▶ SHORT EXERCISE:
Copy out every line of the records where the string "this" occurs.

▶ SOURCE MATERIAL:
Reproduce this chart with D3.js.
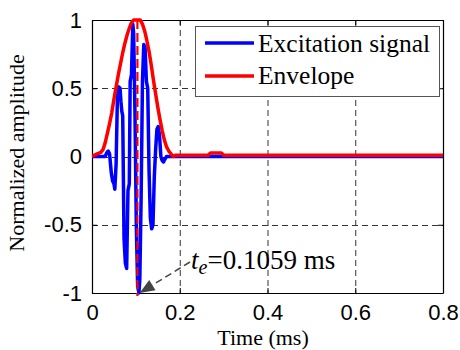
* * *
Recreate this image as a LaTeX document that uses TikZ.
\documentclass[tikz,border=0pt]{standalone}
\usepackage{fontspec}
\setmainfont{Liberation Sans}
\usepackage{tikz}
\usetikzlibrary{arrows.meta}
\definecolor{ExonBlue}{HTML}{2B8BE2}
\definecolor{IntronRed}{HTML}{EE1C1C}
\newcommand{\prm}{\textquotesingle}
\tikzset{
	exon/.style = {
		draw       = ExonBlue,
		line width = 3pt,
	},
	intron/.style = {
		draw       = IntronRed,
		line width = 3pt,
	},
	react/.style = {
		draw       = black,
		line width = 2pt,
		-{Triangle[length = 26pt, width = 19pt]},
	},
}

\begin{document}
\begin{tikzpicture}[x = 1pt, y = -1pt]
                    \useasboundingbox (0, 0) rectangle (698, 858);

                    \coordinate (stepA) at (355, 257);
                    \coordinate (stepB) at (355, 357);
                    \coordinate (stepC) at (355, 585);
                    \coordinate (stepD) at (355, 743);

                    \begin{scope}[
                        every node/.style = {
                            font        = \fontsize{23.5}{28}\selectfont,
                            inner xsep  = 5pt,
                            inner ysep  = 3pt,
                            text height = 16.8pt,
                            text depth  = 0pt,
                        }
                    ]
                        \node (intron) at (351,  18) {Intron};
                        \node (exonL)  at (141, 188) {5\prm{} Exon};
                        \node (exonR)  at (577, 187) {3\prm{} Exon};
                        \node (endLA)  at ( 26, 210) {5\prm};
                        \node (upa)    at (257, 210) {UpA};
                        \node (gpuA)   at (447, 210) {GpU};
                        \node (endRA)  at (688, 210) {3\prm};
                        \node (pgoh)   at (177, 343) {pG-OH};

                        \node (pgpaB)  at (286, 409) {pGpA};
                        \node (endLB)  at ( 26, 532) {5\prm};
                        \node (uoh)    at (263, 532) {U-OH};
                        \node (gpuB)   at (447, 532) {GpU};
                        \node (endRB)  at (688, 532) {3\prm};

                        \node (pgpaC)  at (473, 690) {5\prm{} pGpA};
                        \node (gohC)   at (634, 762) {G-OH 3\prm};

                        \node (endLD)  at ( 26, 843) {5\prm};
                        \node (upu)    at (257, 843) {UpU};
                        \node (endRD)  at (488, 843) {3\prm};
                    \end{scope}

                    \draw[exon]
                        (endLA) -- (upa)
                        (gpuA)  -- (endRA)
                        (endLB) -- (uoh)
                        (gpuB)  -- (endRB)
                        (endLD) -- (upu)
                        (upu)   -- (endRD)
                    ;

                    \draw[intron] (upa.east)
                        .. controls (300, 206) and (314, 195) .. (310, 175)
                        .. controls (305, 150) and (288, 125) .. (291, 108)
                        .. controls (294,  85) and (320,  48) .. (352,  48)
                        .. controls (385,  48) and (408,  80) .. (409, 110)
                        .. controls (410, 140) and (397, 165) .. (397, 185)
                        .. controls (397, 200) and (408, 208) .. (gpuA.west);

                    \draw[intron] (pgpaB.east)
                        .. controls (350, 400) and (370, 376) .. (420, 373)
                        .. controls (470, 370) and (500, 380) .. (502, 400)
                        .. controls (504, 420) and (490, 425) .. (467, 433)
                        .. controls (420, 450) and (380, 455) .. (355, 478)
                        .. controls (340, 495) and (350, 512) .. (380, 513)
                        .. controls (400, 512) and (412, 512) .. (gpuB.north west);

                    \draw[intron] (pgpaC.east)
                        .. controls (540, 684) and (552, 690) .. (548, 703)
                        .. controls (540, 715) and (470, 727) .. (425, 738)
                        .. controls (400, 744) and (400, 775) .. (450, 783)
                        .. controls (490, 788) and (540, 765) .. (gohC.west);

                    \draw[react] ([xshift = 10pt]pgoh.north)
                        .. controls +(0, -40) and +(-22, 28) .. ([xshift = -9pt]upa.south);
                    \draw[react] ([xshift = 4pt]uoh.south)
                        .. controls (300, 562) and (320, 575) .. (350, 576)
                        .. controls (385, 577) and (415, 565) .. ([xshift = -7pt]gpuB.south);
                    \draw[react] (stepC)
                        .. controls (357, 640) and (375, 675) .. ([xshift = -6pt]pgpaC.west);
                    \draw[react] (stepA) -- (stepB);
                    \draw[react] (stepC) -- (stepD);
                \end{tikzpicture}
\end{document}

▶ RESPONSE TO THE EXERCISE:
Reproduce this chart with D3.js.
Recreate this image as a LaTeX document that uses TikZ.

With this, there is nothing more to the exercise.